_DATASET EXCERPT_
==============================
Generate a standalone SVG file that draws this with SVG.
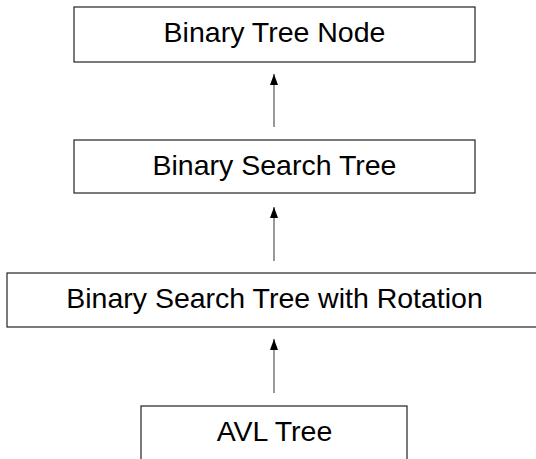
<svg xmlns="http://www.w3.org/2000/svg" width="536" height="459" viewBox="0 0 536 459">
<style>
.box{fill:#fff;stroke:#222;stroke-width:1.2}
.lbl{font-family:"Liberation Sans",Arial,sans-serif;font-size:28.5px;fill:#000;text-anchor:middle}
.edge{stroke:#777;stroke-width:1.5;fill:none}
</style>
<defs>
<marker id="ah" viewBox="0 0 11 8" refX="11" refY="4" markerWidth="11" markerHeight="8" markerUnits="userSpaceOnUse" orient="auto">
<path d="M0,0 L11,4 L0,8 Z" fill="#000"/>
</marker>
</defs>
<rect width="536" height="459" fill="#fff"/>
<g id="connectors">
<line class="edge" x1="274" y1="127" x2="274" y2="74" marker-end="url(#ah)"/>
<line class="edge" x1="274" y1="261" x2="274" y2="207" marker-end="url(#ah)"/>
<line class="edge" x1="274" y1="393" x2="274" y2="339" marker-end="url(#ah)"/>
</g>
<g id="node-btn">
<rect class="box" x="74" y="7" width="401" height="55"/>
<text class="lbl" x="274.5" y="42">Binary Tree Node</text>
</g>
<g id="node-bst">
<rect class="box" x="74" y="140" width="401" height="53"/>
<text class="lbl" x="274.5" y="175">Binary Search Tree</text>
</g>
<g id="node-bstr">
<rect class="box" x="7" y="273" width="535" height="54"/>
<text class="lbl" x="274.5" y="308">Binary Search Tree with Rotation</text>
</g>
<g id="node-avl">
<rect class="box" x="141" y="406" width="266" height="70"/>
<text class="lbl" x="274.5" y="441">AVL Tree</text>
</g>
</svg>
==============================
Search the data above for the string "with" and copy each line that has it.

_SOLVED PROBLEM_
Generate a standalone SVG file that draws this with SVG.
<text class="lbl" x="274.5" y="308">Binary Search Tree with Rotation</text>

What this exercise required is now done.